もっとも、所々で示唆されている通りとこしえの揺り籠=DQ9世界と仮定するならば、その全てを創生した(DQ9の)グランゼニス神と繋がりを持った存在であるルティアナやその子たる種族神の創生する世界に、ジア・クトや魔瘴とは無関係に魔物が含まれるのもおかしな話ではないだろう。
 
ちなみにVer.6.5前期でジア・クトが放った巨大兵器、【念晶巨人】も消滅する際魔瘴に似たものを噴出していた。

その他

  • 【強ボス】たちはこの魔瘴がボスたちの形を取り、具現化したものである。
  • 【やみわらし】等一部のモンスターの誕生には魔瘴が関わっている。
  • 【万魔の塔】で出現する魔物たちは、魔界特有の濃い魔瘴から意図的に作り出されたと言う設定が存在する。
  • 【魔蝕】【魔瘴弾】【魔瘴のきり】【魔瘴陣】など魔瘴を使っていると思われる特技はDQ10以外のシリーズ作品にも多数登場する。
    有毒な闇の物質ゆえ、全てが全てではないが闇属性ダメージや状態異常の効果を持った技が多い。
  • 「色が(赤)紫色」「人間にとって有害」「度が過ぎれば魔物にすら有害」「資源にもなる」といった点で、DQMJシリーズの【マ素】との類似が見られる。

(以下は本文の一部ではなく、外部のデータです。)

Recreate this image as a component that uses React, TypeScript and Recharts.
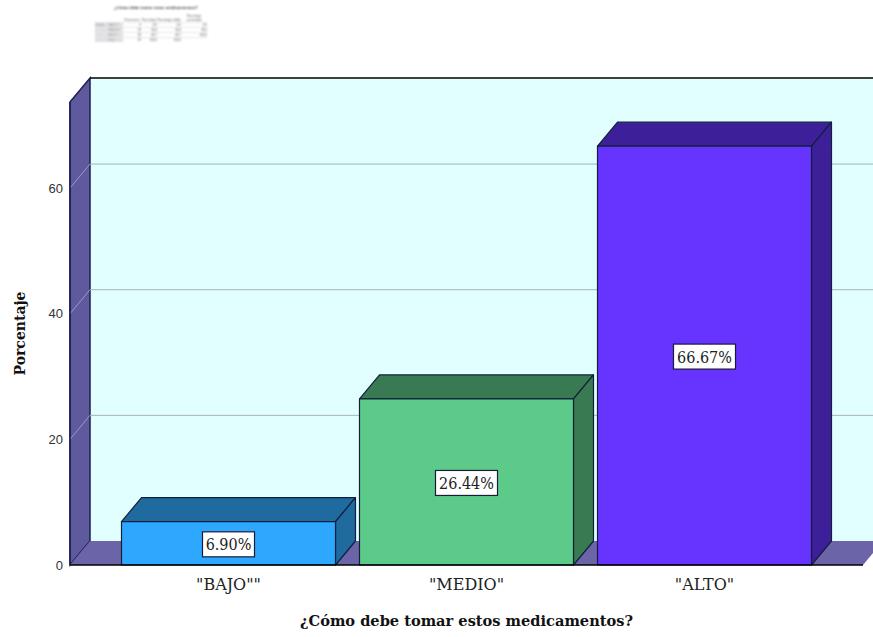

    特にDQMSLでは「災禍のマ瘴」や「マ瘴のヤリ」など明らかに意識したネーミングの特技や装備品が存在することから、スタッフが同一視している可能性はかなり高いと言える。
  • DQ5のラスボスである【ミルドラース】は魔瘴の名を冠した特技をソーシャルゲームで使用している。
    彼には、神に成ろうとしたが本性の邪悪さ故に魔界に封じられ、その後チカラを蓄え神を自称するようになった「元人間の魔族」という設定*2があり、これを魔瘴と関連付けられたと思われる。

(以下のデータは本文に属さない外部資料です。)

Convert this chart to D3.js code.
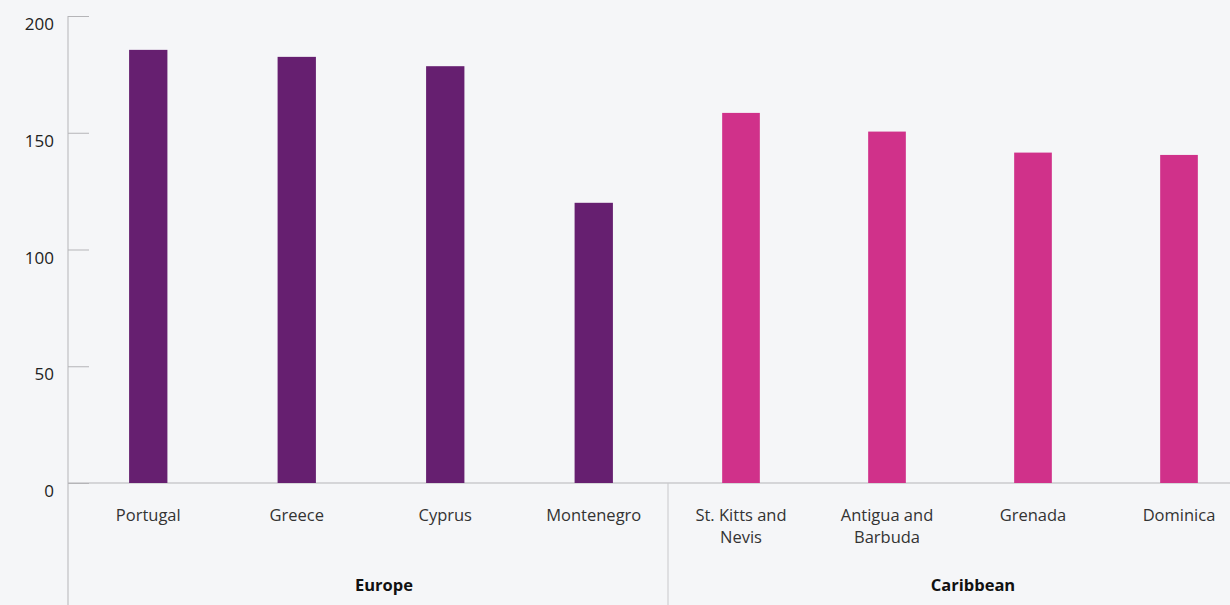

  • 「DQチャンピオンズ」では、バトロワ系で恒例となる「時間経過と共に安全地帯を狭める」システムとして登場。
    警告の後にマップの一部が魔瘴で汚染されていき、発生エリアに留まっていたプレイヤーは死亡してしまう。


*1 後述の魔瘴魂の設定を見るに、この表現は厳密なものではない模様
*2 ただし、PS2版における後付けである。